Quando um festival como o de Tiradentes vem  propõe uma homenagem como essa para mim, puxa, é como um tubo de oxigênio, sabe? Algo que vai me dar um gás para que eu possa um dia olhar para trás e ver uma carreira bacana. Mas não composta só por prêmios e homenagens, mas, sim, por fazer o que eu gosto, por sobreviver com o que eu gosto. Quando eu comecei a atuar, quando eu manifestei a vontade de ser ator, minha família ficou muito preocupada. Imagina só na década de 1990, sabe, a gente não tinha essas figuras que nos representassem. Que nos dava essa possibilidade de ter essa profissão. Era muito raro. A gente tinha quem? O Grande Otelo, que havia ficado lá atrás, o Milton (Gonçalves), o (Antônio) Pitanga, a dona Ruth (de Souza). E aquilo que essas pessoas alcançaram era pouco diante da grandeza delas, sabe? Então, eu lembro até hoje quando minha mãe chegava para mim e dizia: "Mas, filho, você vai ser ator, mas como é que você vai alimentar sua família?". Eu fui pai muito cedo. Eu tinha 22 anos quando minha filha, a Laura, nasceu. E inclusive, uma curiosidade: eu soube do nascimento da Laura justamente lá em Tiradentes. Eu estava fazendo um filme chamado Alegres Comadres e eu lembro que falei: "Olha, mãe, olha aí. Vai dar certo. Vai dar certo (enfático)". Essa homenagem me fez lembrar disso. Lembrar que eu quis ser ator para mostrar, para comunicar, para mostrar minha arte.
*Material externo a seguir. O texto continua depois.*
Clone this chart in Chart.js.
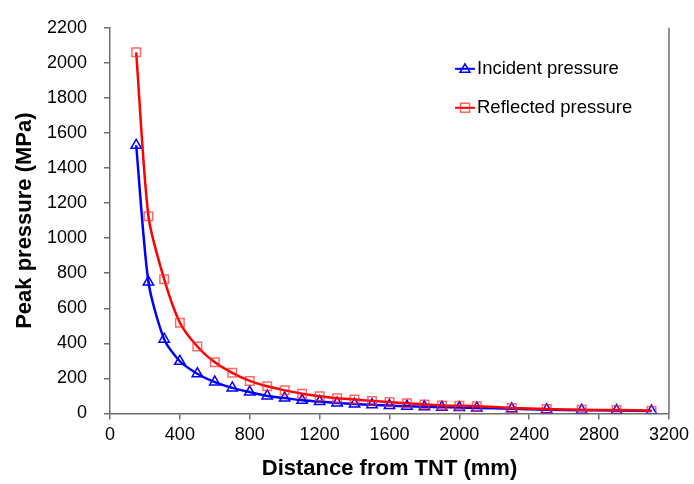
<!DOCTYPE html>
<html>
<head>
<meta charset="utf-8">
<script src="https://cdn.jsdelivr.net/npm/chart.js@4/dist/chart.umd.min.js"></script>
<style>
  html, body { margin: 0; padding: 0; background: #ffffff; }
  #wrap { width: 694px; height: 484px; }
</style>
</head>
<body>
<div id="wrap"><canvas id="pressureChart" width="694" height="484"></canvas></div>
<script>
// distance from charge (mm)
const distances = [150, 220, 310, 400, 500, 600, 700, 800, 900, 1000, 1100, 1200, 1300,
  1400, 1500, 1600, 1700, 1800, 1900, 2000, 2100, 2300, 2500, 2700, 2900, 3100];

// peak pressures (MPa)
const incidentPressure = [1530, 750, 424, 298, 227, 179, 146, 122, 100, 88, 75, 68, 60,
  54, 50, 45, 42, 38, 36, 34, 32, 27, 22, 19, 17, 14];
const reflectedPressure = [2060, 1125, 766, 518, 382, 292, 232, 186, 155, 132, 113, 99, 87,
  80, 72, 65, 58, 52, 46, 44, 42, 32, 25, 21, 20, 16];

const seriesNames = ["Incident pressure", "Reflected pressure"];
const xTitle = "Distance from TNT (mm)";
const yTitle = "Peak pressure (MPa)";

const FONT = "'Liberation Sans', Arial, sans-serif";
const AXIS_COLOR = "#6f6f6f";

function toPoints(values) {
  return distances.map((d, i) => ({ x: d, y: values[i] }));
}

/**
 * Legend drawn inside the plot area, Excel style (line + marker + label)
 */
const insideLegend = {
  id: "insideLegend",
  afterDraw(chart) {
    const ctx = chart.ctx;
    const area = chart.chartArea;
    const x0 = area.left + 345;
    const rows = [
      { y: area.top + 41, color: "#0000ff", marker: "triangle", label: seriesNames[0] },
      { y: area.top + 80, color: "#ff0000", marker: "square", label: seriesNames[1] },
    ];

    ctx.save();
    rows.forEach(r => {
      ctx.strokeStyle = r.color;
      ctx.lineWidth = 2;
      ctx.beginPath();
      ctx.moveTo(x0, r.y);
      ctx.lineTo(x0 + 20, r.y);
      ctx.stroke();

      const cx = x0 + 10;
      ctx.lineWidth = 1.5;
      ctx.beginPath();
      if (r.marker === "triangle") {
        ctx.strokeStyle = "#0000ff";
        ctx.moveTo(cx, r.y - 5);
        ctx.lineTo(cx + 5, r.y + 3.5);
        ctx.lineTo(cx - 5, r.y + 3.5);
        ctx.closePath();
      } else {
        ctx.strokeStyle = "rgba(255, 40, 40, 0.7)";
        ctx.rect(cx - 4.5, r.y - 4.5, 9, 9);
      }
      ctx.stroke();

      ctx.fillStyle = "#000000";
      ctx.font = "18.5px " + FONT;
      ctx.textAlign = "left";
      ctx.textBaseline = "middle";
      ctx.fillText(r.label, x0 + 22, r.y);
    });

    // plot area right border
    ctx.strokeStyle = AXIS_COLOR;
    ctx.lineWidth = 1.5;
    ctx.beginPath();
    ctx.moveTo(area.right, area.top);
    ctx.lineTo(area.right, area.bottom);
    ctx.stroke();
    ctx.restore();
  },
};

const ctx = document.getElementById("pressureChart").getContext("2d");

new Chart(ctx, {
  type: "line",
  data: {
    datasets: [
      {
        label: seriesNames[0],
        data: toPoints(incidentPressure),
        borderColor: "#0000ff",
        borderWidth: 2.5,
        pointStyle: "triangle",
        pointRadius: 6,
        pointBorderWidth: 1.5,
        pointBorderColor: "#0000ff",
        pointBackgroundColor: "rgba(0,0,0,0)",
        tension: 0.25,
        fill: false,
        order: 1,
      },
      {
        label: seriesNames[1],
        data: toPoints(reflectedPressure),
        borderColor: "#ff0000",
        borderWidth: 2.5,
        pointStyle: "rect",
        pointRadius: 6,
        pointBorderWidth: 1.5,
        pointBorderColor: "rgba(255, 40, 40, 0.7)",
        pointBackgroundColor: "rgba(0,0,0,0)",
        tension: 0.25,
        fill: false,
        order: 0,
      },
    ],
  },
  options: {
    responsive: false,
    animation: false,
    layout: { padding: { top: 23, right: 23, left: 0, bottom: 0 } },
    plugins: {
      legend: { display: false },
      tooltip: { enabled: false },
    },
    scales: {
      x: {
        type: "linear",
        min: 0,
        max: 3200,
        afterFit: (scale) => { scale.height = 70.5; },
        border: { display: true, color: AXIS_COLOR, width: 1.5 },
        grid: { drawOnChartArea: false, drawTicks: true, tickLength: 6, color: AXIS_COLOR, lineWidth: 1.5 },
        ticks: {
          stepSize: 400,
          autoSkip: false,
          padding: 5,
          color: "#000000",
          maxRotation: 0,
          font: { family: FONT, size: 18 },
          callback: (v) => String(v),
        },
        title: {
          display: true,
          text: xTitle,
          color: "#000000",
          font: { family: FONT, size: 22, weight: "bold", lineHeight: 1 },
          padding: { top: 0, bottom: 4 },
        },
      },
      y: {
        type: "linear",
        min: 0,
        max: 2200,
        afterFit: (scale) => { scale.width = 110; },
        border: { display: true, color: AXIS_COLOR, width: 1.5 },
        grid: { drawOnChartArea: false, drawTicks: true, tickLength: 6, color: AXIS_COLOR, lineWidth: 1.5 },
        ticks: {
          stepSize: 200,
          autoSkip: false,
          padding: 17,
          color: "#000000",
          font: { family: FONT, size: 18 },
          callback: (v) => String(v),
        },
        title: {
          display: true,
          text: yTitle,
          color: "#000000",
          font: { family: FONT, size: 22, weight: "bold", lineHeight: 1 },
          padding: { top: 14, bottom: 0 },
        },
      },
    },
  },
  plugins: [insideLegend],
});
</script>
</body>
</html>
E eu tenho feito. Tenho realizado cada vez mais sonhos. E, puxa, eu vou poder brindar toda essa luta lá em Minas. Para mim, toda vez que eu penso em homenagem, eu me emociono muito porque é uma luta muito dura, velho. É uma luta muito dura! E saber que as pessoas estão observando essa luta, saber que minha arte toca as pessoas a ponto delas quererem me homenagear, ou me premiar com alguma coisa, é um símbolo de vitória, sabe? E eu fico muito feliz. Fico muito emocionado, mesmo. Tudo na minha vida parece mágico. Essa homenagem vem do mesmo lugar onde eu estava quando soube do nascimento da minha primeira filha, o filme de abertura da Mostra, Café com Canela, vem do berço da minha família, então, brother, eu estou assim em êxtase. Eu estava até fazendo um dietazinha aqui para tirar o Tim Maia de vez de mim (risos), mas eu vou abrir uma  exceção em Tiradentes para tomar um pequeno porre para comemorar e ganhar um fôlego para mais trinta, quarenta anos de carreira, se Deus quiser.